In the midst of the data scandal, in a surprising move by Facebook, the social media platform launched a quarterly print magazine called Grow.

Terri White, editor of the film industry “bible” Empire, states that the brand made the move to gain three things from print: “trust, authority and credibility”. Print can help to rebuild trust, banish fatigue and stimulate deeper and more focused engagement with content, and there is a clear opportunity for highly targeted print marketing to re-engage consumers.

“Personalised digital print has so many advantages within the marketing mix,” says Everfrank’s Kühnemann. “Unlike email, fully addressed mailings don’t need explicit permissions, and they’re immune to tools like ad blockers. Compared with an overflowing email box of promotional messages that just encourages the consumer to hit ‘delete’, well-targeted, customised print is eye-catching and inviting. And when it’s opened, print engages the recipient more deeply, so the messages are much more impactful and memorable than words on a screen.”

Currently, brands spend 25% to 43% of their marketing budget on content, yet only 23% of CMOs feel they are producing the right information for the right audience, and delivering it at the right time and in the correct format. These trends present a huge opportunity for marketers and print service providers (PSPs) to work together on multi-channel campaigns that combine the advantages of print and the advantages of digitalisation. Marketers should look to mobilise print in a complementary role alongside digital.

Print power meets personalised promotion

PSPs and brand owners should look to understand the concept of “Programmatic Print” whereby everything which can be personalised online can now be personalised in print. There are times when digital communication alone is sufficient because the content can be processed quickly, but in many cases getting high-quality personalised printed collateral to the consumer within 24 hours could enhance the proposition and increase ROI. With an integrated programmatic printing solution, digital data can be used to produce printed marketing communications virtually in realtime – from creation to distribution.

At the heart of Eversfrank’s portfolio of one-to-one marketing solutions is RealTime Printing, which centres on on-demand digital production of personalised marketing collateral, making comprehensive use of variable data to target each consumer individually with personalised text and images.

Thanks to the high productivity of the Océ ProStream 1000 and the efficiency of the supporting digital workflow, Eversfrank can now turn materials around extremely fast and mail to the target customer within 24 hours, enabling brands to achieve the emotional cut-through of print within timescales normally associated with digital marketing.

For example, within 48 hours of a missed transaction, Eversfrank takes its clients’ abandoned basket data and sends selected customers “checkout dropouts” – a personalised direct mailing, prompting and/or incentivising them to complete the purchase. This dynamic and highly personalised approach to print marketing is already showing measurable commercial returns for its brand clients, with improved response to marketing campaigns resulting in increased product sales.

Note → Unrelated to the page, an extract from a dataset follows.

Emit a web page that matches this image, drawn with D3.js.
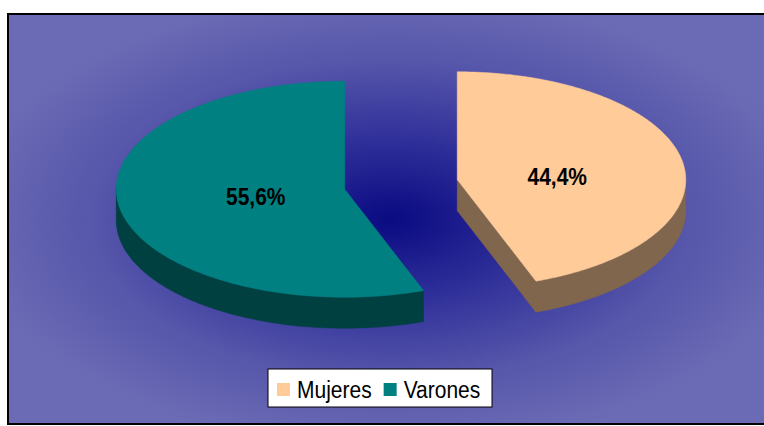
<!DOCTYPE html>
<html>
<head>
<meta charset="utf-8">
<script src="https://cdn.jsdelivr.net/npm/d3@7"></script>
<style>
  html, body { margin: 0; padding: 0; background: #ffffff; }
  svg { display: block; }
</style>
</head>
<body>
<svg id="chart" width="764" height="426"></svg>
<script>
// ---- data ----
const categories = ["Mujeres", "Varones"];
const values = [44.4, 55.6];
const colors = ["#FFCC99", "#008080"];
const sideColors = ["#80664D", "#004040"];

const svg = d3.select("#chart");

// ---- background: gradient from centre ----
const bg = { x: 8, y: 14, w: 764, h: 410 };
const defs = svg.append("defs");
const rg = defs.append("radialGradient").attr("id", "bgGrad")
  .attr("cx", "50%").attr("cy", "50%").attr("r", "56%").attr("fx", "50%").attr("fy", "50%");
[[0, "#0A0A82"], [0.35, "#30309A"], [0.7, "#5757AB"], [1, "#6B6BB5"]].forEach(([o, c]) =>
  rg.append("stop").attr("offset", o).attr("stop-color", c));
svg.append("rect").attr("x", bg.x).attr("y", bg.y).attr("width", bg.w).attr("height", bg.h)
  .attr("fill", "url(#bgGrad)").attr("stroke", "#000").attr("stroke-width", 2);

// ---- 3D pie ----
const cx = 401, cy = 184.5, rx = 228.5, ry = 108, depth = 31, explode = 0.25;
const pie = d3.pie().sort(null).value(d => d).startAngle(0).endAngle(2 * Math.PI);
const arcs = pie(values);

const line = d3.line();
function pt(ox, oy, a, r = 1, dz = 0) {
  return [ox + rx * r * Math.sin(a), oy - ry * r * Math.cos(a) + dz];
}
function arcPts(ox, oy, a0, a1, dz = 0) {
  const n = Math.max(2, Math.ceil(Math.abs(a1 - a0) / 0.01));
  return d3.range(n + 1).map(i => pt(ox, oy, a0 + (a1 - a0) * i / n, 1, dz));
}

const locale = d3.formatLocale({ decimal: ",", thousands: ".", grouping: [3], currency: ["", "€"] });
const fmt = locale.format(".1f");
const total = d3.sum(values);

const pieG = svg.append("g");
arcs.forEach((d, i) => {
  const mid = (d.startAngle + d.endAngle) / 2;
  const ox = cx + rx * explode * Math.sin(mid);
  const oy = cy - ry * explode * Math.cos(mid);
  const g = pieG.append("g");
  // outer wall (front half)
  const w0 = Math.max(d.startAngle, Math.PI / 2), w1 = Math.min(d.endAngle, 3 * Math.PI / 2);
  if (w1 > w0) {
    const top = arcPts(ox, oy, w0, w1, 0);
    const bot = arcPts(ox, oy, w1, w0, depth);
    g.append("path").attr("d", line(top.concat(bot)) + "Z")
      .attr("fill", sideColors[i]).attr("stroke", sideColors[i]).attr("stroke-width", 0.5);
  }
  // cut faces
  if (Math.sin(d.endAngle) > 0.001) {
    const e = pt(ox, oy, d.endAngle);
    g.append("path").attr("d", line([[ox, oy], e, [e[0], e[1] + depth], [ox, oy + depth]]) + "Z")
      .attr("fill", sideColors[i]).attr("stroke", sideColors[i]).attr("stroke-width", 0.5);
  }
  if (Math.sin(d.startAngle) < -0.001) {
    const s = pt(ox, oy, d.startAngle);
    g.append("path").attr("d", line([[ox, oy], s, [s[0], s[1] + depth], [ox, oy + depth]]) + "Z")
      .attr("fill", sideColors[i]).attr("stroke", sideColors[i]).attr("stroke-width", 0.5);
  }
  // top face
  const topPts = [[ox, oy]].concat(arcPts(ox, oy, d.startAngle, d.endAngle, 0));
  g.append("path").attr("d", line(topPts) + "Z")
    .attr("fill", colors[i]).attr("stroke", colors[i]).attr("stroke-width", 0.5);
  // label
  const lx = ox + rx * 0.42 * Math.sin(mid) + 5.5;
  const ly = oy - ry * 0.29 * Math.cos(mid) + 2.5;
  g.append("text")
    .attr("transform", `translate(${lx},${ly}) scale(1,1.12)`)
    .attr("text-anchor", "middle").attr("dominant-baseline", "central")
    .attr("font-family", "Liberation Sans, Arial, sans-serif")
    .attr("font-weight", "bold").attr("font-size", 21)
    .attr("fill", "#000")
    .text(fmt(d.value / total * 100) + "%");
});

// ---- legend ----
const lgG = svg.append("g");
lgG.append("rect").attr("x", 268).attr("y", 369).attr("width", 224).attr("height", 38)
  .attr("fill", "#fff").attr("stroke", "#000").attr("stroke-width", 1);
let lx = 277;
categories.forEach((c, i) => {
  lgG.append("rect").attr("x", lx).attr("y", 383).attr("width", 13).attr("height", 13)
    .attr("fill", colors[i]);
  const t = lgG.append("text").attr("transform", `translate(${lx + 20},397.5) scale(1,1.1)`)
    .attr("font-family", "Liberation Sans, Arial, sans-serif").attr("font-size", 21)
    .attr("fill", "#000").text(c);
  lx = lx + 20 + t.node().getComputedTextLength() + 12;
});
</script>
</body>
</html>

Addressing consumers with a targeted proposition, in realtime, at every stage of their online customer journey, is all now possible thanks to digital print solutions. This scenario is not theoretical, it’s already happening – but putting it into practice may be challenging. As a starting point, PSPs should begin to work collaboratively with their clients’ marketing departments to understand their objectives, how they are going about meeting them, and to what extent they understand the role of print in their campaigns.

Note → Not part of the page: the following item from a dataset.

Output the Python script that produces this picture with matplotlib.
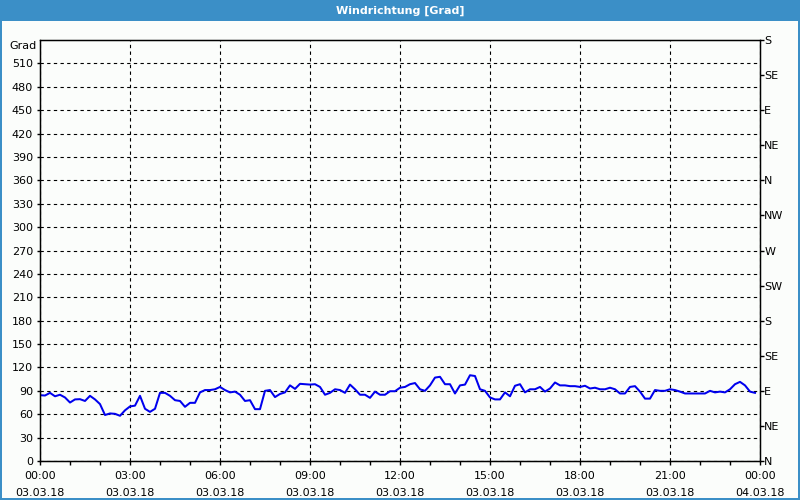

PSPs can confidently approach brands with the fact that print can achieve the emotional cut-through that digital marketing cannot, that they can offer lead times that replicate the immediacy of email marketing and that print’s impact in a campaign can be just as measurable as digital.

Print’s time is now; it’s time for marketers and PSPs to put the emotion back into marketing, and use print to push campaign response to another level.